Ternary Fe37Sn32Si31 immiscible alloy was rapidly solidified in the form of droplets with 97–978 μm diameter inside a drop tube. In addition to the two major phases, FeSi compound and (Sn) solid solution, nonequilibrium solidification yields three minor phases: Fe5Si3, α1Fe and Fe3Sn2. The two- or three-layer core–shell structure represents the typical macrosegregation pattern under reduced gravity condition. If the droplet diameter is sufficiently small, the evolution of macrosegregation is suppressed so as to form a homogeneously dispersed microstructure. The dendritic growth of primary FeSi compound dominates the droplet solidification process, which is characterized by a remarkable grain refinement effect with the decrease in droplet diameter.
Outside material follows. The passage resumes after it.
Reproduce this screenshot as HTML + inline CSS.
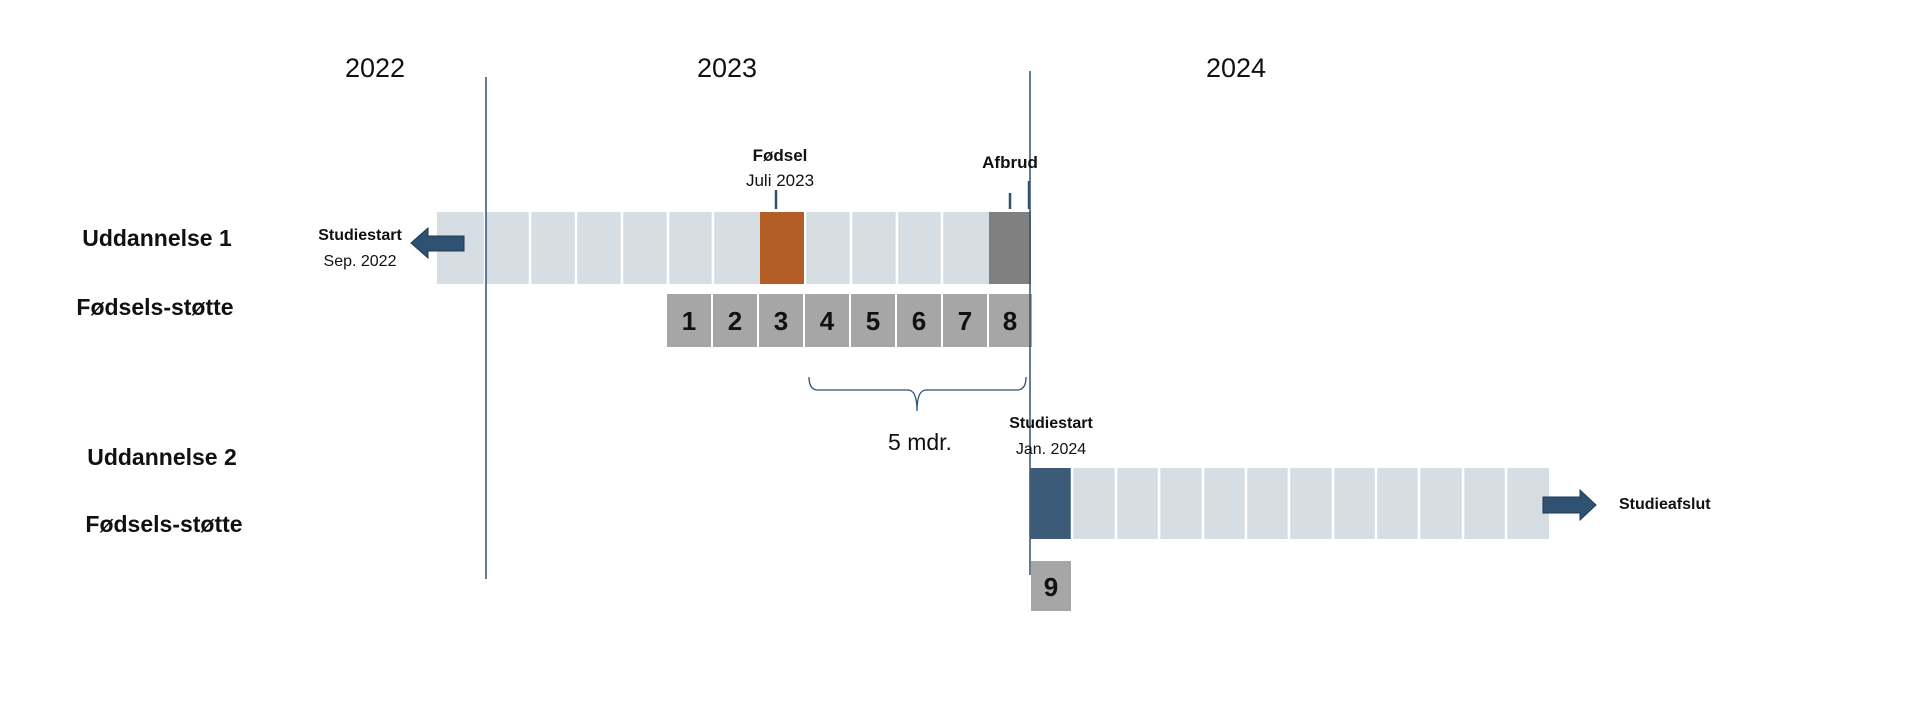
<!DOCTYPE html>
<html><head><meta charset="utf-8"><style>
body{margin:0;width:1920px;height:710px;background:#fff;overflow:hidden;font-family:"Liberation Sans",sans-serif}
</style></head><body>
<svg width="1920" height="710" xmlns="http://www.w3.org/2000/svg" font-family="Liberation Sans, sans-serif">
<g font-size="27" text-anchor="middle" fill="#111">
<text x="375" y="77">2022</text><text x="727" y="77">2023</text><text x="1236" y="77">2024</text>
</g>
<!-- row1 bar -->
<g fill="#d6dde3">
<rect x="437" y="212" width="594" height="72"/>
</g>
<g stroke="#fff" stroke-width="2.5">
<line x1="485" y1="212" x2="485" y2="284"/><line x1="530" y1="212" x2="530" y2="284"/><line x1="576" y1="212" x2="576" y2="284"/><line x1="622" y1="212" x2="622" y2="284"/><line x1="668" y1="212" x2="668" y2="284"/><line x1="713" y1="212" x2="713" y2="284"/><line x1="805" y1="212" x2="805" y2="284"/><line x1="851" y1="212" x2="851" y2="284"/><line x1="897" y1="212" x2="897" y2="284"/><line x1="942" y1="212" x2="942" y2="284"/>
</g>
<rect x="760" y="212" width="44" height="72" fill="#b35e27"/>
<rect x="989" y="212" width="42" height="72" fill="#808080"/>
<!-- numbers -->
<g fill="#a6a6a6">
<rect x="667" y="294" width="44" height="53"/><rect x="713" y="294" width="44" height="53"/><rect x="759" y="294" width="44" height="53"/><rect x="805" y="294" width="44" height="53"/><rect x="851" y="294" width="44" height="53"/><rect x="897" y="294" width="44" height="53"/><rect x="943" y="294" width="44" height="53"/><rect x="989" y="294" width="43" height="53"/>
</g>
<g font-size="26" font-weight="bold" text-anchor="middle" fill="#111">
<text x="689" y="330">1</text><text x="735" y="330">2</text><text x="781" y="330">3</text><text x="827" y="330">4</text><text x="873" y="330">5</text><text x="919" y="330">6</text><text x="965" y="330">7</text><text x="1010" y="330">8</text>
</g>
<!-- vertical lines -->
<line x1="486" y1="77" x2="486" y2="579" stroke="#2e5272" stroke-width="1.5"/>
<line x1="1030" y1="71" x2="1030" y2="575" stroke="#2e5272" stroke-width="1.5"/>
<line x1="776" y1="190" x2="776" y2="209" stroke="#2e5272" stroke-width="2.5"/>
<line x1="1010" y1="193" x2="1010" y2="209" stroke="#2e5272" stroke-width="2.5"/>
<line x1="1029" y1="181" x2="1029" y2="209" stroke="#2e5272" stroke-width="2.5"/>
<!-- labels -->
<g fill="#111" text-anchor="middle">
<text x="780" y="161" font-size="17" font-weight="bold">Fødsel</text>
<text x="780" y="186" font-size="17">Juli 2023</text>
<text x="1010" y="168" font-size="17" font-weight="bold">Afbrud</text>
<text x="157" y="246" font-size="23" font-weight="bold">Uddannelse 1</text>
<text x="155" y="315" font-size="23" font-weight="bold">Fødsels-støtte</text>
<text x="360" y="240" font-size="16" font-weight="bold">Studiestart</text>
<text x="360" y="266" font-size="16">Sep. 2022</text>
<text x="920" y="450" font-size="23">5 mdr.</text>
<text x="1051" y="428" font-size="16" font-weight="bold">Studiestart</text>
<text x="1051" y="454" font-size="16">Jan. 2024</text>
<text x="162" y="465" font-size="23" font-weight="bold">Uddannelse 2</text>
<text x="164" y="532" font-size="23" font-weight="bold">Fødsels-støtte</text>
<text x="1619" y="509" font-size="16" font-weight="bold" text-anchor="start">Studieafslut</text>
</g>
<!-- left arrow -->
<polygon points="464,236 428,236 428,228 411,243 428,258 428,251 464,251" fill="#2f5272" stroke="#1f3a55" stroke-width="1"/>
<!-- brace -->
<path d="M809,377 Q809,390 818,390 L908,390 Q917,390 917,411 Q917,390 926,390 L1017,390 Q1026,390 1026,377" fill="none" stroke="#2e5272" stroke-width="1.3"/>
<!-- row3 -->
<rect x="1030" y="468" width="519" height="71" fill="#d6dde3"/>
<rect x="1030" y="468" width="41" height="71" fill="#3b5b78"/>
<g stroke="#fff" stroke-width="2.5">
<line x1="1072" y1="468" x2="1072" y2="539"/><line x1="1116" y1="468" x2="1116" y2="539"/><line x1="1159" y1="468" x2="1159" y2="539"/><line x1="1203" y1="468" x2="1203" y2="539"/><line x1="1246" y1="468" x2="1246" y2="539"/><line x1="1289" y1="468" x2="1289" y2="539"/><line x1="1333" y1="468" x2="1333" y2="539"/><line x1="1376" y1="468" x2="1376" y2="539"/><line x1="1419" y1="468" x2="1419" y2="539"/><line x1="1463" y1="468" x2="1463" y2="539"/><line x1="1506" y1="468" x2="1506" y2="539"/>
</g>
<polygon points="1543,497 1580,497 1580,490 1596,505 1580,520 1580,513 1543,513" fill="#2f5272" stroke="#1f3a55" stroke-width="1"/>
<rect x="1031" y="561" width="40" height="50" fill="#a6a6a6"/>
<text x="1051" y="596" font-size="26" font-weight="bold" text-anchor="middle" fill="#111">9</text>
</svg>
</body></html>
Moreover, FeSi compound is found to entrap as much as 1.14 at.% Sn owing to the combined influences of rapid cooling and substantial undercooling. Temperature field analyses indicate that there exists a great temperature gradient difference from droplet center to its surface, which initiates phase separation preferentially at droplet surface and stimulates thermal Marangoni convection. The concentration gradient induced by liquid phase separation brings about even stronger solutal Marangoni migration for Sn-rich globules. Phase field simulation reveals that surface segregation and Marangoni migration are the dynamic mechanisms responsible for the development of the core–shell structure.